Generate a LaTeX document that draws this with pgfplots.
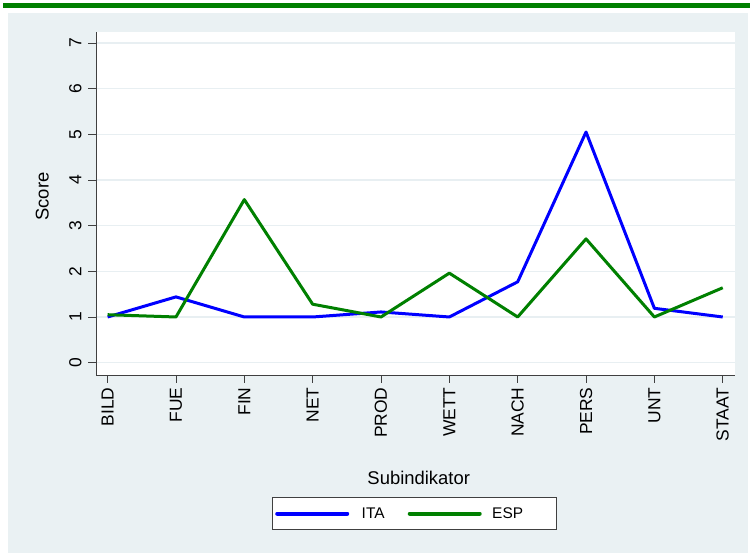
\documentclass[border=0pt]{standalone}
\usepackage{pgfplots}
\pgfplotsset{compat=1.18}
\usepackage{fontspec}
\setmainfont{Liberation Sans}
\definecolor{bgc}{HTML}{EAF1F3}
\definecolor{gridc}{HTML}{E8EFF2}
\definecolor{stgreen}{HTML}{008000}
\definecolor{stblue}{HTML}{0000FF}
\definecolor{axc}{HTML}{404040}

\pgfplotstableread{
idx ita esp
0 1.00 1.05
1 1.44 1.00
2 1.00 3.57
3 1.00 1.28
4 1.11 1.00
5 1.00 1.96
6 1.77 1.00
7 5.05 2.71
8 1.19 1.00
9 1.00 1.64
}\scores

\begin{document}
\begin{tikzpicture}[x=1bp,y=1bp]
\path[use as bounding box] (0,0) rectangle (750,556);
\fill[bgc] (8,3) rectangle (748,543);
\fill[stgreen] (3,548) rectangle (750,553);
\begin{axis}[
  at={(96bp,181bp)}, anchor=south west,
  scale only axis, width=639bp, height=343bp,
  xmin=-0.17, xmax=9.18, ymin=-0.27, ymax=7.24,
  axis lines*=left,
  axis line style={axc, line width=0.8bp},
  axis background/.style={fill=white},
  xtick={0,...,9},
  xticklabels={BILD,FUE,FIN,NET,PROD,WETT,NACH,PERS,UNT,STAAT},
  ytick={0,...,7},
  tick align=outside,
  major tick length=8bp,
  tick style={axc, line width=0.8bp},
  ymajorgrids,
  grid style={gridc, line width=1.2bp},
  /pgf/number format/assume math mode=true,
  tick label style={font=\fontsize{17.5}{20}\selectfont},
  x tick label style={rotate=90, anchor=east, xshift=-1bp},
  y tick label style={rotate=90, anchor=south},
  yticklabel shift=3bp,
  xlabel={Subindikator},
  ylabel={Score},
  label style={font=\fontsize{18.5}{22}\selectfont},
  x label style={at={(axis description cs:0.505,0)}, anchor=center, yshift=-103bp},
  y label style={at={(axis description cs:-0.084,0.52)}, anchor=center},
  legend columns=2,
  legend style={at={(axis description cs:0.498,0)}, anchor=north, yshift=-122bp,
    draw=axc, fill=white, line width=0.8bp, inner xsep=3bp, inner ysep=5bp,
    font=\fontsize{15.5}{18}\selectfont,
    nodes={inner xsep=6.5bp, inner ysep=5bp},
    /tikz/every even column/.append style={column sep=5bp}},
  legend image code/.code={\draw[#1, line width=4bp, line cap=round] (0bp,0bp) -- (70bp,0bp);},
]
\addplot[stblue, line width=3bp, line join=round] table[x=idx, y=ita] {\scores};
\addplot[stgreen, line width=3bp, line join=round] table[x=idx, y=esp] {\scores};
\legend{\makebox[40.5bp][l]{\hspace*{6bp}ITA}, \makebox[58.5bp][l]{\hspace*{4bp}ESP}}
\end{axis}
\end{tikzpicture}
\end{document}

━━━━━━━━━━━━━━━━

» TASK REQUIREMENTS:
The material above must be printed exactly, with its pictures left out.

» RESULT OF THIS TASK:
Generate a LaTeX document that draws this with pgfplots.
\documentclass[border=0pt]{standalone}
\usepackage{pgfplots}
\pgfplotsset{compat=1.18}
\usepackage{fontspec}
\setmainfont{Liberation Sans}
\definecolor{bgc}{HTML}{EAF1F3}
\definecolor{gridc}{HTML}{E8EFF2}
\definecolor{stgreen}{HTML}{008000}
\definecolor{stblue}{HTML}{0000FF}
\definecolor{axc}{HTML}{404040}

\pgfplotstableread{
idx ita esp
0 1.00 1.05
1 1.44 1.00
2 1.00 3.57
3 1.00 1.28
4 1.11 1.00
5 1.00 1.96
6 1.77 1.00
7 5.05 2.71
8 1.19 1.00
9 1.00 1.64
}\scores

\begin{document}
\begin{tikzpicture}[x=1bp,y=1bp]
\path[use as bounding box] (0,0) rectangle (750,556);
\fill[bgc] (8,3) rectangle (748,543);
\fill[stgreen] (3,548) rectangle (750,553);
\begin{axis}[
  at={(96bp,181bp)}, anchor=south west,
  scale only axis, width=639bp, height=343bp,
  xmin=-0.17, xmax=9.18, ymin=-0.27, ymax=7.24,
  axis lines*=left,
  axis line style={axc, line width=0.8bp},
  axis background/.style={fill=white},
  xtick={0,...,9},
  xticklabels={BILD,FUE,FIN,NET,PROD,WETT,NACH,PERS,UNT,STAAT},
  ytick={0,...,7},
  tick align=outside,
  major tick length=8bp,
  tick style={axc, line width=0.8bp},
  ymajorgrids,
  grid style={gridc, line width=1.2bp},
  /pgf/number format/assume math mode=true,
  tick label style={font=\fontsize{17.5}{20}\selectfont},
  x tick label style={rotate=90, anchor=east, xshift=-1bp},
  y tick label style={rotate=90, anchor=south},
  yticklabel shift=3bp,
  xlabel={Subindikator},
  ylabel={Score},
  label style={font=\fontsize{18.5}{22}\selectfont},
  x label style={at={(axis description cs:0.505,0)}, anchor=center, yshift=-103bp},
  y label style={at={(axis description cs:-0.084,0.52)}, anchor=center},
  legend columns=2,
  legend style={at={(axis description cs:0.498,0)}, anchor=north, yshift=-122bp,
    draw=axc, fill=white, line width=0.8bp, inner xsep=3bp, inner ysep=5bp,
    font=\fontsize{15.5}{18}\selectfont,
    nodes={inner xsep=6.5bp, inner ysep=5bp},
    /tikz/every even column/.append style={column sep=5bp}},
  legend image code/.code={\draw[#1, line width=4bp, line cap=round] (0bp,0bp) -- (70bp,0bp);},
]
\addplot[stblue, line width=3bp, line join=round] table[x=idx, y=ita] {\scores};
\addplot[stgreen, line width=3bp, line join=round] table[x=idx, y=esp] {\scores};
\legend{\makebox[40.5bp][l]{\hspace*{6bp}ITA}, \makebox[58.5bp][l]{\hspace*{4bp}ESP}}
\end{axis}
\end{tikzpicture}
\end{document}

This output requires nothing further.